Joshua R. de Leeuw wearing a pink collared shirt with trees in the background.

Josh de Leeuw, Associate Professor of Cognitive Science, received a grant from the National Science Foundation, together with his collaborators from MIT, MGH IHP and Yale University, for their project entitled “POSE: Phase II: An Open-Source Ecosystem for Behavioral Experiments.” The funded project will create an open-source ecosystem for behavioral experiments centered around jsPsych, an established and highly-used tool for behavioral research that was created by Josh.

This grant was funded through NSF’s Pathways to Enable Open-Source Ecosystems (POSE) program, which “aims to harness the power of open-source development for the creation of new technology solutions to problems of national and societal importance.”

Online experiments are a powerful tool for cognitive and behavioral research in behavioral economics, human-computer interaction, linguistics, and all branches of psychology. The ecosystem for behavioral experiments that will be supported by this grant will allow researchers to make their methodological innovations open-source products that can be adapted by other researchers to answer new questions. The team’s goal is to make all kinds of research on human behavior faster, more transparent, more collaborative, and cheaper.

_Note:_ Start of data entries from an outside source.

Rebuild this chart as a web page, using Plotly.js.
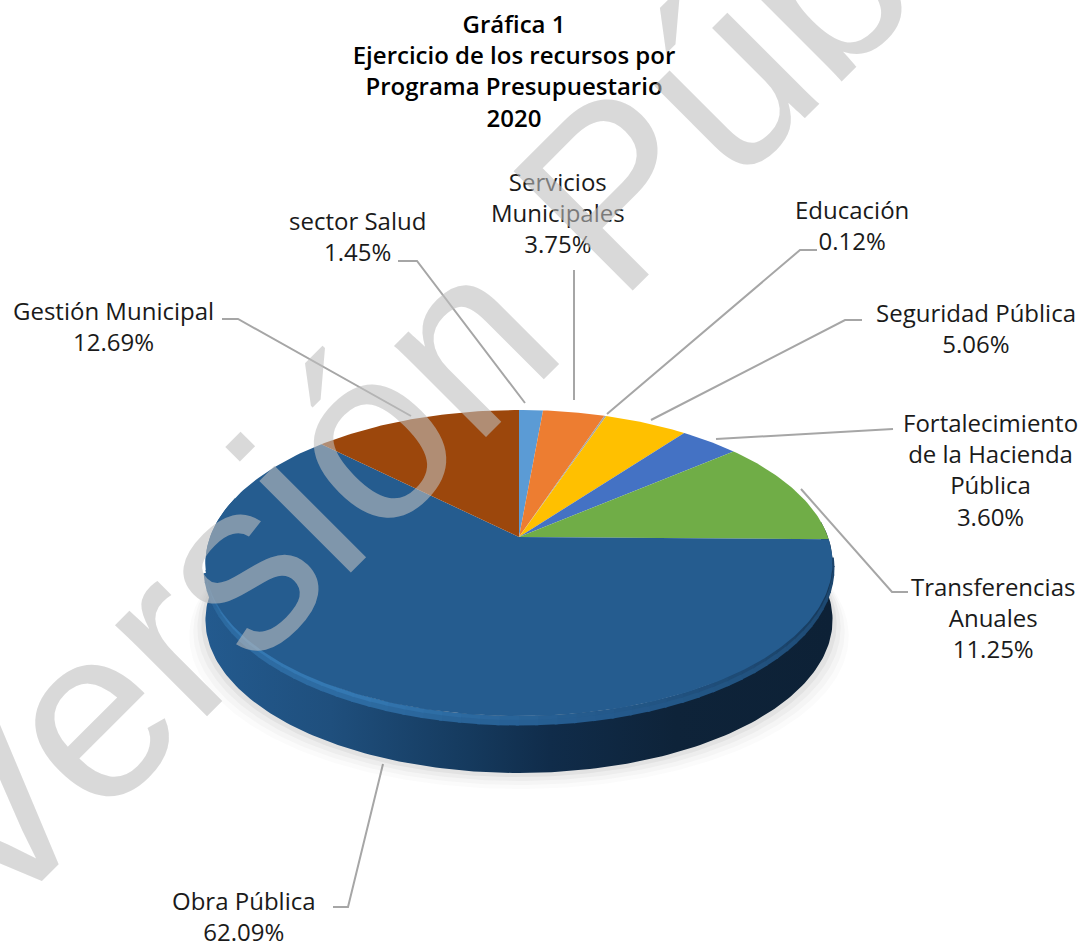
<!DOCTYPE html>
<html><head><meta charset="utf-8">
<script src="https://cdn.plot.ly/plotly-3.0.1.min.js"></script>
<style>html,body{margin:0;padding:0;background:#fff;overflow:hidden}#c{width:1087px;height:944px}</style>
</head><body><div id="c"></div>
<script>
const categories = ["sector Salud","Servicios Municipales","Educación","Seguridad Pública","Fortalecimiento de la Hacienda Pública","Transferencias Anuales","Obra Pública","Gestión Municipal"];
const values = [1.45,3.75,0.12,5.06,3.60,11.25,62.09,12.69];
const colors = ["#5b9bd5","#ed7d31","#a5a5a5","#ffc000","#4472c4","#70ad47","#255c8f","#9c470c"];
const labelLines = [["sector Salud"],["Servicios","Municipales"],["Educación"],["Seguridad Pública"],["Fortalecimiento","de la Hacienda","Pública"],["Transferencias","Anuales"],["Obra Pública"],["Gestión Municipal"]];
const chartTitle = "Gráfica 1<br>Ejercicio de los recursos por<br>Programa Presupuestario<br>2020";
const watermark = "Versión Pública";

// projection of the pie disc (tilted with perspective)
const CX=519, CY=537, RX=309, B=-0.17, A=148.6, DEPTH=57;
function pt(deg,d,s){
  const r=deg*Math.PI/180, u=Math.sin(r), v=-Math.cos(r), w=1+B*v, k=s||1;
  return [CX+k*RX*u/w, CY+A*v/w+(d||0)];
}
function arc(a,b,d,s){
  const xs=[],ys=[],n=Math.max(2,Math.ceil(Math.abs(b-a)));
  for(let i=0;i<=n;i++){const p=pt(a+(b-a)*i/n,d,s);xs.push(p[0]);ys.push(p[1]);}
  return [xs,ys];
}
function mix(c1,c2,t){return "rgb("+c1.map((v,i)=>Math.round(v+(c2[i]-v)*t)).join(",")+")";}
const total=values.reduce((s,v)=>s+v,0);
const traces=[];
// soft shadow under the disc
[[16,0.025],[12,0.035],[8,0.05],[4,0.07]].forEach(([g,o])=>{
  const [x,y]=arc(80,280,DEPTH+g,1+g/311);
  traces.push({type:"scatter",mode:"lines",x:x,y:y,fill:"toself",fillcolor:"rgba(90,90,90,"+o+")",line:{width:0},hoverinfo:"skip",showlegend:false});
});
// side wall
(function(){
  const [x0,y0]=arc(84,286,0),[x1,y1]=arc(286,84,DEPTH);
  traces.push({type:"scatter",mode:"lines",x:x0.concat(x1),y:y0.concat(y1),fill:"toself",line:{width:0},hoverinfo:"skip",showlegend:false,
    fillgradient:{type:"horizontal",colorscale:[[0,"#235a8e"],[0.2,"#1f4f7d"],[0.42,"#153a5e"],[0.55,"#102c4a"],[0.75,"#0e2339"],[1,"#0d2136"]]}});
})();
// bevel band on the wall's upper edge: fades from dark (right) through the slice colour to light (left)
const OBRA=[37,92,143], LIGHT=[52,120,178], DARK=[14,34,56];
function bevelColor(a,s){
  if(a<170) return mix(OBRA,DARK,(170-a)/74*0.75*s);
  if(a<205) return mix(OBRA,LIGHT,(a-170)/35*s);
  if(a<238) return mix(OBRA,LIGHT,s);
  return mix(OBRA,LIGHT,Math.max(0,(258-a)/20)*s);
}
[[5,9,0.992,0.55],[2,4,0.994,1]].forEach(([d,w,sc,s])=>{
  for(let a=96;a<258;a+=3){
    const [x,y]=arc(a,a+3.5,d,sc);
    traces.push({type:"scatter",mode:"lines",x:x,y:y,line:{color:bevelColor(a,s),width:w},hoverinfo:"skip",showlegend:false});
  }
});
// slices
let acc=0;
categories.forEach((c,i)=>{
  const a=acc/total*360, b=(acc+values[i])/total*360; acc+=values[i];
  const [x,y]=arc(a,b,0);
  traces.push({type:"scatter",mode:"lines",name:c,x:[CX].concat(x,[CX]),y:[CY].concat(y,[CY]),fill:"toself",fillcolor:colors[i],line:{width:0,color:colors[i]},
    hovertemplate:c+": "+values[i].toFixed(2)+"%<extra></extra>",showlegend:false});
});

const LF={family:"'Open Sans', 'Noto Sans', sans-serif",size:24,color:"#1a1a1a",weight:500};
const labelAt=[[357,236],[558,212],[852,225],[976,328],[990,469],[993,617],[244,916],[113,326]];
const annotations=categories.map((c,i)=>({
  x:labelAt[i][0],y:labelAt[i][1],xref:"x",yref:"y",showarrow:false,align:"center",xanchor:"center",yanchor:"middle",
  text:labelLines[i].concat([values[i].toFixed(2)+"%"]).join("<br>"),font:LF
}));
annotations.push({x:530,y:273,xref:"x",yref:"y",showarrow:false,textangle:-45,text:watermark,
  font:{family:"'Liberation Sans', Arial, sans-serif",size:245,color:"rgba(190,190,190,0.59)"}});

const leaders=[
 [[398,261],[417,261],[525,403]],
 [[574,270],[574,400]],
 [[817,250],[800,250],[607,414]],
 [[862,320],[845,320],[651,420]],
 [[893,429],[716,439]],
 [[908,592],[892,592],[801,489]],
 [[333,907],[348,907],[383,764]],
 [[222,319],[238,319],[411,416]]
];
const shapes=leaders.map(p=>({type:"path",xref:"x",yref:"y",layer:"below",
  path:"M"+p.map(q=>q.join(",")).join("L"),line:{color:"#a6a6a6",width:2}}));

Plotly.newPlot("c",traces,{
  width:1087,height:944,margin:{l:0,r:0,t:0,b:0},paper_bgcolor:"#fff",plot_bgcolor:"#fff",showlegend:false,
  title:{text:chartTitle,x:514/1087,xanchor:"center",xref:"paper",y:0.965,yanchor:"top",font:{family:"'Open Sans', 'Noto Sans', sans-serif",size:24,color:"#000",weight:600}},
  xaxis:{range:[0,1087],visible:false,fixedrange:true},
  yaxis:{range:[944,0],visible:false,fixedrange:true},
  annotations:annotations,shapes:shapes
},{displayModeBar:false});
</script></body></html>
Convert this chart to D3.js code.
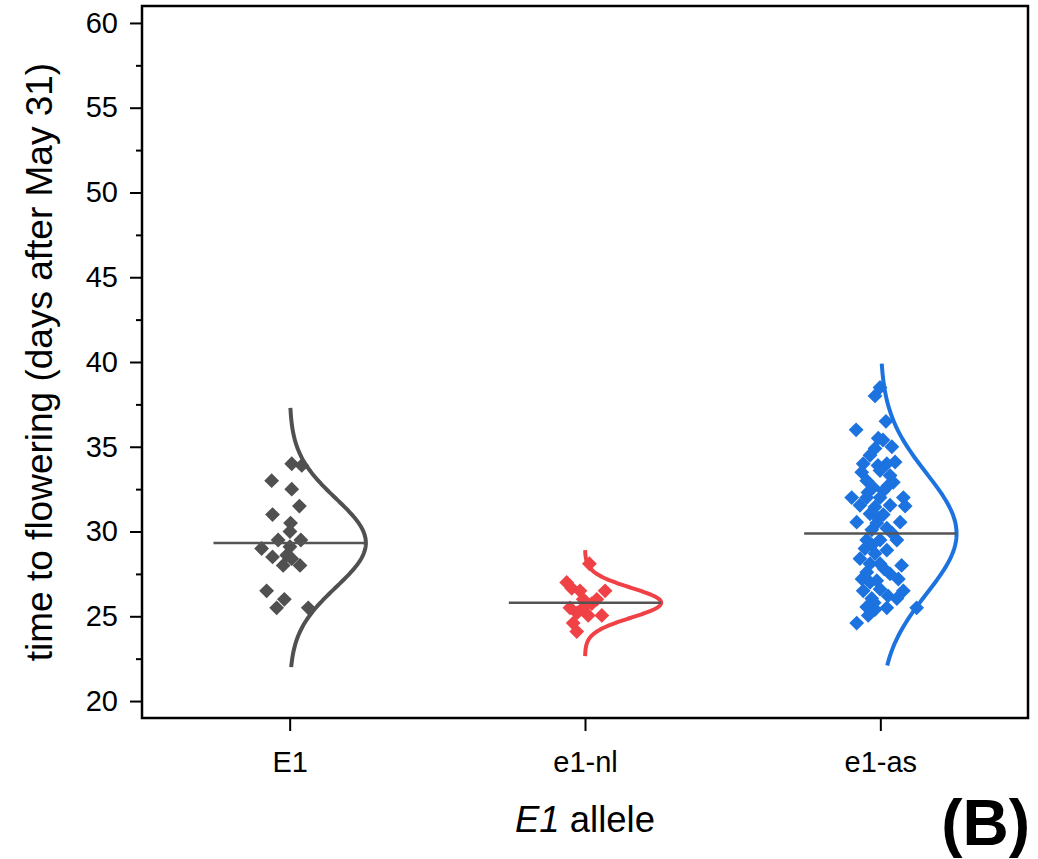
<!DOCTYPE html>
<html><head><meta charset="utf-8">
<script src="https://cdn.jsdelivr.net/npm/d3@7"></script>
<style>
html,body{margin:0;padding:0;background:#fff;}
text{font-family:"Liberation Sans",Arial,Helvetica,sans-serif;}
</style></head>
<body>
<svg id="chart" width="1038" height="859"></svg>
<script>
// ---- data ----
const categories = ["E1", "e1-nl", "e1-as"];
const colors = ["#505050", "#f04246", "#1c73e0"];

// x-jitter (category units) and days to flowering, per allele
const e1Jitter = [0.007,0.041,-0.061,0.007,0.033,-0.058,0.003,0.001,-0.039,0.038,-0.095,0.001,-0.058,-0.010,-0.022,0.035,0.007,-0.078,-0.018,-0.044,0.063];
const e1Values = [34.0,33.9,33.0,32.5,31.5,31.0,30.5,30.0,29.5,29.5,29.0,29.1,28.5,28.6,28.0,28.0,28.4,26.5,26.0,25.5,25.5];

const nlJitter = [0.015,-0.062,-0.045,-0.017,0.068,-0.006,0.040,-0.051,-0.006,0.011,0.057,-0.040,-0.028,0.023,-0.027];
const nlValues = [28.1,27.0,26.65,26.5,26.5,26.0,26.0,25.5,25.5,25.05,25.05,24.6,24.1,25.75,25.2];

const asJitter = [-0.001,-0.018,0.019,-0.082,-0.007,0.009,0.039,-0.018,-0.035,-0.058,0.022,0.050,-0.063,-0.001,0.033,-0.046,0.044,-0.024,0.010,-0.097,-0.046,-0.001,0.078,-0.069,-0.018,0.033,0.084,-0.035,0.010,-0.080,-0.012,0.067,-0.029,0.022,0.056,-0.046,-0.001,-0.052,0.022,-0.018,-0.035,-0.001,0.072,-0.046,0.033,-0.012,0.061,-0.058,-0.001,0.078,-0.029,0.056,-0.046,0.022,0.123,-0.041,-0.080,-0.018,-0.028,0.013,-0.035,0.026,-0.021,-0.062,-0.008,-0.042,0.026,-0.008,0.040,-0.069];
const asValues = [38.5,38.0,36.5,36.0,35.5,35.4,35.0,34.9,34.5,34.0,34.0,34.1,33.5,33.6,33.3,33.0,32.9,32.6,32.4,32.0,32.0,32.0,32.0,31.55,31.45,31.55,31.5,31.05,31.0,30.55,30.5,30.55,30.1,30.2,29.5,29.5,29.5,29.0,28.9,28.7,28.1,28.1,28.0,27.6,27.5,27.1,27.2,26.5,26.6,26.5,26.05,26.05,25.55,25.5,25.5,25.05,24.6,25.4,29.2,27.8,27.0,26.2,25.8,27.2,30.8,32.3,32.7,33.9,29.9,28.4];

// fitted normal curves
const fitMean = [29.33, 25.8, 29.88];
const fitSD = [2.62, 0.88, 3.55];
const curveLo = [22.0, 22.65, 22.1];
const curveHi = [37.3, 28.9, 39.9];

const yTicks = [20,25,30,35,40,45,50,55,60];
const yMinorTicks = [22.5,27.5,32.5,37.5,42.5,47.5,52.5,57.5];

// ---- layout ----
const svg = d3.select("#chart");
const L = 142, R = 1028, T = 6, B = 718;
const x = d3.scaleLinear().domain([0.5, 3.5]).range([L, R]);
const y = d3.scaleLinear().domain([19, 61]).range([B, T]);
const halfW = 0.258; // curve amplitude / mean line half length (category units)

const groups = [
  {jit: e1Jitter, val: e1Values},
  {jit: nlJitter, val: nlValues},
  {jit: asJitter, val: asValues}
];

const g = svg.append("g");

// curves
groups.forEach((grp, i) => {
  const c = i + 1;
  const m = fitMean[i], s = fitSD[i];
  const vals = d3.range(curveLo[i], curveHi[i] + 1e-9, (curveHi[i] - curveLo[i]) / 200);
  const line = d3.line()
    .x(v => x(c + halfW * Math.exp(-((v - m) ** 2) / (2 * s * s))))
    .y(v => y(v));
  g.append("path").datum(vals).attr("d", line)
    .attr("fill", "none").attr("stroke", colors[i]).attr("stroke-width", 4);
});

// points
const sym = d3.symbol().type(d3.symbolSquare).size(110);
groups.forEach((grp, i) => {
  const c = i + 1;
  g.append("g").selectAll("path").data(grp.val).join("path")
    .attr("d", sym)
    .attr("transform", (v, k) => `translate(${x(c + grp.jit[k])},${y(v)}) rotate(45)`)
    .attr("fill", colors[i]);
});

// mean lines
groups.forEach((grp, i) => {
  const c = i + 1;
  g.append("line")
    .attr("x1", x(c - halfW)).attr("x2", x(c + halfW))
    .attr("y1", y(fitMean[i])).attr("y2", y(fitMean[i]))
    .attr("stroke", "#555").attr("stroke-width", 2.5);
});

// axes
const yAxis = d3.axisLeft(y).tickValues(yTicks).tickSize(12).tickPadding(12).tickFormat(d3.format("d"));
const yMinor = d3.axisLeft(y).tickValues(yMinorTicks).tickSize(6).tickFormat("");
const xAxis = d3.axisBottom(x).tickValues([1,2,3]).tickSize(13).tickPadding(20).tickFormat(d => categories[d-1]);

const ya = svg.append("g").attr("transform", `translate(${L},0)`).call(yAxis);
const ym = svg.append("g").attr("transform", `translate(${L},0)`).call(yMinor);
const xa = svg.append("g").attr("transform", `translate(0,${B})`).call(xAxis);
[ya, ym, xa].forEach(a => {
  a.select(".domain").remove();
  a.selectAll(".tick line").attr("stroke", "#000").attr("stroke-width", 2);
  a.selectAll(".tick text").attr("fill", "#000").style("font-size", "29px")
    .style("font-family", '"Liberation Sans",Arial,sans-serif');
});

// frame
svg.append("rect").attr("x", L).attr("y", T).attr("width", R - L).attr("height", B - T)
  .attr("fill", "none").attr("stroke", "#000").attr("stroke-width", 2.5);

// axis titles
svg.append("text")
  .attr("transform", `translate(52,${(T + B) / 2}) rotate(-90)`)
  .attr("text-anchor", "middle")
  .style("font-size", "37px")
  .text("time to flowering (days after May 31)");

const xt = svg.append("text").attr("x", (L + R) / 2).attr("y", 832)
  .attr("text-anchor", "middle").style("font-size", "36.5px");
xt.append("tspan").style("font-style", "italic").text("E1");
xt.append("tspan").text(" allele");

svg.append("text").attr("x", 1030).attr("y", 845).attr("text-anchor", "end")
  .style("font-size", "64px").style("font-weight", "bold").text("(B)");
</script>
</body></html>
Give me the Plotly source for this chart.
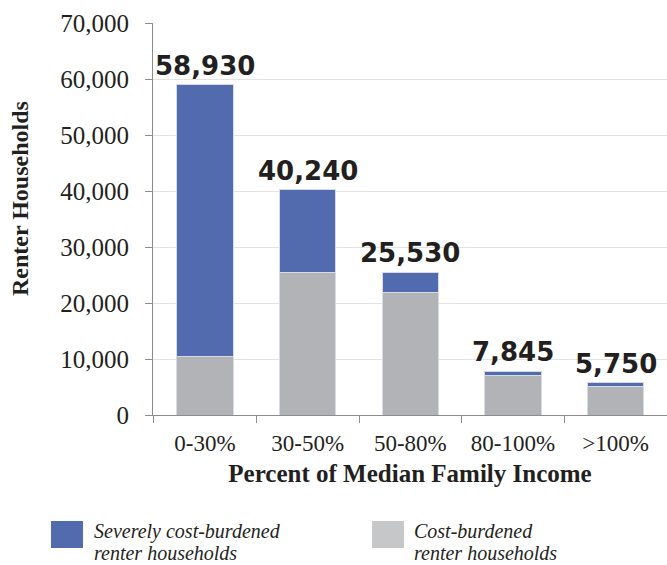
import plotly.graph_objects as go

categories = ["0-30%", "30-50%", "50-80%", "80-100%", ">100%"]
totals = [58930, 40240, 25530, 7845, 5750]
cost_burdened = [10500, 25500, 21800, 7050, 5100]
severely = [t - c for t, c in zip(totals, cost_burdened)]
total_labels = ["58,930", "40,240", "25,530", "7,845", "5,750"]
legend_lines_severe = ["Severely cost-burdened", "renter households"]
legend_lines_cost = ["Cost-burdened", "renter households"]

BLUE = "#516BAE"
GRAY = "#B2B3B7"
SERIF = "Liberation Serif"
TXT = "#231F20"

fig = go.Figure()
fig.add_bar(x=categories, y=cost_burdened, name="Cost-burdened renter households",
            marker=dict(color=GRAY, line=dict(color="#D5DAE6", width=1)), width=0.55)
fig.add_bar(x=categories, y=severely, name="Severely cost-burdened renter households",
            marker=dict(color=BLUE, line=dict(color="#D5DAE6", width=1)), width=0.55)

for c, t, lab in zip(categories, totals, total_labels):
    fig.add_annotation(x=c, y=t, text=lab, showarrow=False, yanchor="bottom", yshift=2,
                       font=dict(family="DejaVu Sans", size=26, color=TXT, weight="bold"))

W, L, T, H = 667, 153, 23, 392
def px(x):
    return (x - L) / (W - L)
def py(y):
    return (T + H - y) / H

# y-axis title
fig.add_annotation(xref="paper", yref="paper", x=px(20), y=py(199), textangle=-90,
                   text="<b>Renter Households</b>", showarrow=False,
                   xanchor="center", yanchor="middle",
                   font=dict(family=SERIF, size=24, color=TXT))

# custom legend
fig.add_shape(type="rect", xref="paper", yref="paper", x0=px(51), x1=px(83), y0=py(548), y1=py(521),
              fillcolor=BLUE, line=dict(width=0))
fig.add_shape(type="rect", xref="paper", yref="paper", x0=px(372), x1=px(404), y0=py(548), y1=py(521),
              fillcolor="#C6C7C9", line=dict(width=0))
for xs, lines in ((93, legend_lines_severe), (413, legend_lines_cost)):
    for yc, line in zip((531, 553), lines):
        fig.add_annotation(xref="paper", yref="paper", x=px(xs), y=py(yc), xanchor="left", yanchor="middle",
                           text="<i>" + line + "</i>", showarrow=False, align="left",
                           borderpad=0,
                           font=dict(family=SERIF, size=20, color=TXT))

fig.update_layout(
    barmode="stack",
    width=667, height=565,
    margin=dict(l=L, r=0, t=T, b=565 - T - H),
    paper_bgcolor="white", plot_bgcolor="white",
    showlegend=False,
    font=dict(family=SERIF, color=TXT),
    xaxis=dict(
        showline=True, linecolor="#8C8C8C", linewidth=1,
        ticks="outside", tickson="boundaries", ticklen=7, tickcolor="#8C8C8C",
        ticklabelstandoff=7,
        tickfont=dict(family=SERIF, size=23, color=TXT),
        title=dict(text="<b>Percent of Median Family Income</b>",
                   font=dict(family=SERIF, size=25, color=TXT), standoff=9),
    ),
    yaxis=dict(
        range=[0, 70000], dtick=10000, tickformat=",d",
        showline=True, linecolor="#8C8C8C", linewidth=1,
        ticks="outside", ticklen=7, tickcolor="#8C8C8C",
        ticklabelstandoff=11,
        showgrid=True, gridcolor="#E3E3E3", gridwidth=1,
        tickfont=dict(family=SERIF, size=25, color=TXT),
        zeroline=False,
    ),
)

fig.write_html("out.html", config={"displayModeBar": False},
               post_script="document.body.style.margin='0px';")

Over the longer-term, facilitating research that is built on free and open-source research will accelerate the pace of scientific discovery, multiplying the broader impacts of that work. jsPsych is already used for research that informs social and educational programs and policies, product design, therapies, training and development of artificial intelligence, and many other areas. In addition to the above, this project will also train dozens of researchers to contribute to open-source software development, building scientific workforce capacity that can be applied to a broader range of projects.